Not only does this method skip the expensive step of finding the bright pixels that need bokeh, it also fixes all the issues with temporal artefacts. We always know exactly where the lights are so no matter how small they are, the bokeh will never flicker when the camera moves. It just moves along with the light correctly.
To get a good-looking effect I scale the bokeh with how blurred the light should be. This can simply be calculated based on the focal settings of the camera and the distance to the camera. I also fade out the bokeh sprite a bit as it gets larger, since the larger the blur, the less bright the bokeh circle should be (unless the light is infinitely bright). Here is a video that shows the bokeh in action in Cello Fortress. The bokeh is mostly visible at the bottom of the screen.

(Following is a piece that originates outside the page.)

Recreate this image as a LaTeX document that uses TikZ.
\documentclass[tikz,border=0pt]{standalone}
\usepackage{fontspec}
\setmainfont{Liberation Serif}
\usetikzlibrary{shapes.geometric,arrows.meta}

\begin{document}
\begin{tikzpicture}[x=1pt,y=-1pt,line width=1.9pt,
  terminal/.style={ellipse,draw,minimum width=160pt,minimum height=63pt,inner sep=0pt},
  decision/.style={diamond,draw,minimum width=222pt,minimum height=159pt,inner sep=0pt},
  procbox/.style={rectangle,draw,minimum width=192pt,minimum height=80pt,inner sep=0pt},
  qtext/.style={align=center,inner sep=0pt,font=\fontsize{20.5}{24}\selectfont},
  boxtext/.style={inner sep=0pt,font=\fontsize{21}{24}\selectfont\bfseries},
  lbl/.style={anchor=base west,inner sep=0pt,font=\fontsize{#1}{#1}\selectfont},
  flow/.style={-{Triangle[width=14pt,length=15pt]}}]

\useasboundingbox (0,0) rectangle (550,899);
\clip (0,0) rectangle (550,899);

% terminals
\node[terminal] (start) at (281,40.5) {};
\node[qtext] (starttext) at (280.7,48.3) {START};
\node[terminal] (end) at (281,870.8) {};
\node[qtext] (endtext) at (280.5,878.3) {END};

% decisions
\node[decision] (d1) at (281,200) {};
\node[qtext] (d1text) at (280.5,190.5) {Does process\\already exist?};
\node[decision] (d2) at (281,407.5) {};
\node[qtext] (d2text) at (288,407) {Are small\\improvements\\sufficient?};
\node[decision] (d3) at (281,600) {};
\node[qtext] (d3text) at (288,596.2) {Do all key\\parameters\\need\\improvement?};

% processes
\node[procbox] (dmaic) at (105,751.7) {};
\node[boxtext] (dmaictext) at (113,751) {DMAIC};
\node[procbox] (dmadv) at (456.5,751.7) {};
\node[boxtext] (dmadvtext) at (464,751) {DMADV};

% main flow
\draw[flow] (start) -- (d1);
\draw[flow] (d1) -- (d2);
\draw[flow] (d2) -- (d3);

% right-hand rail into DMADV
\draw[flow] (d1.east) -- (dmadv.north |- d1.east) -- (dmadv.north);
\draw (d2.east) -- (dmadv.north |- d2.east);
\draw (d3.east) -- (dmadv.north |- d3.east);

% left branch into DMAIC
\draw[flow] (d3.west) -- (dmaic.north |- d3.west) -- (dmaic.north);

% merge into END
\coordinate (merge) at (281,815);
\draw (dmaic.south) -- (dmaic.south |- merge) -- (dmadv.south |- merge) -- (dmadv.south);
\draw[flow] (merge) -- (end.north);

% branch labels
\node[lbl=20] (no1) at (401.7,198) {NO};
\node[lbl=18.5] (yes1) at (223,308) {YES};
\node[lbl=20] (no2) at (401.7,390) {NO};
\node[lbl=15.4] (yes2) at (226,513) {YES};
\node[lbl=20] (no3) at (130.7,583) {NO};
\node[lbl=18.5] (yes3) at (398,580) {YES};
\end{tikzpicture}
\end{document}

An important part of bokeh is the actual shape of the bokeh effect. This shape is created by the shape of the lens. I often like hexagonal bokeh best, but I recently discovered that in photography this is generally considered ugly. When reading reviews of a new camera lens I wanted to buy I learned that the more expensive lenses have circular bokeh while cheaper lenses have hexagons. Still, in the end the only thing that matters is what looks good aesthetically in your game. Since most bokeh rendering techniques use those textured sprites the bokeh shape can be modified really simply by using a different texture.
Note that this all does not look as good as it can yet because I have so far spent too little time on the actual visual design of Cello Fortress. I mostly focussed on the gameplay and some cool shaders. Once I start working on proper graphics I should also tweak the brightness, size and colour of the bokeh to make it look better. I should probably also try adding a bit of chromatic aberration to the bokeh texture then.
My bokeh technique does not solve occlusion at the moment. If a light disappears behind an object then it should not still get a bokeh sprite. I didn't solve this yet because it does not occur in the current version of Cello Fortress. However, several solutions can be implemented easily. For example, I already have a depth texture for the depth of field blur, so I can do a look-up in that on the screen position of the light to see whether there is an object in front of it.
The big downside of my method for rendering bokeh is that you need to know where the bokeh will appear beforehand. This means that more subtle bokeh sources like reflections and strong speculars are not practically doable. I can imagine some tricks to get for example bokeh in planar reflections working (if you know where the reflecting planes are), but beyond that it quickly becomes infeasible. The standard technique of searching for the bokeh pixels of the image handles this much better, so if you really need bokeh on speculars, then you will probably need to resort to such techniques.
Image from this article by MJP
I looked up a bunch of articles on bokeh implementations and couldn't find any mention of something similar to what I am doing. This surprises me because the idea is so simple and obvious. If anyone knows of any articles or games that already do this, then please let me know so that I can add a link.
That's it! My bokeh technique is simpler and much faster than most commonly used methods of rendering bokeh and it even fixes problems with temporal artefacts. It is also a limited technique that does not handle all bokeh effects, but in many cases it will probably be good enough. It definitely is for Cello Fortress!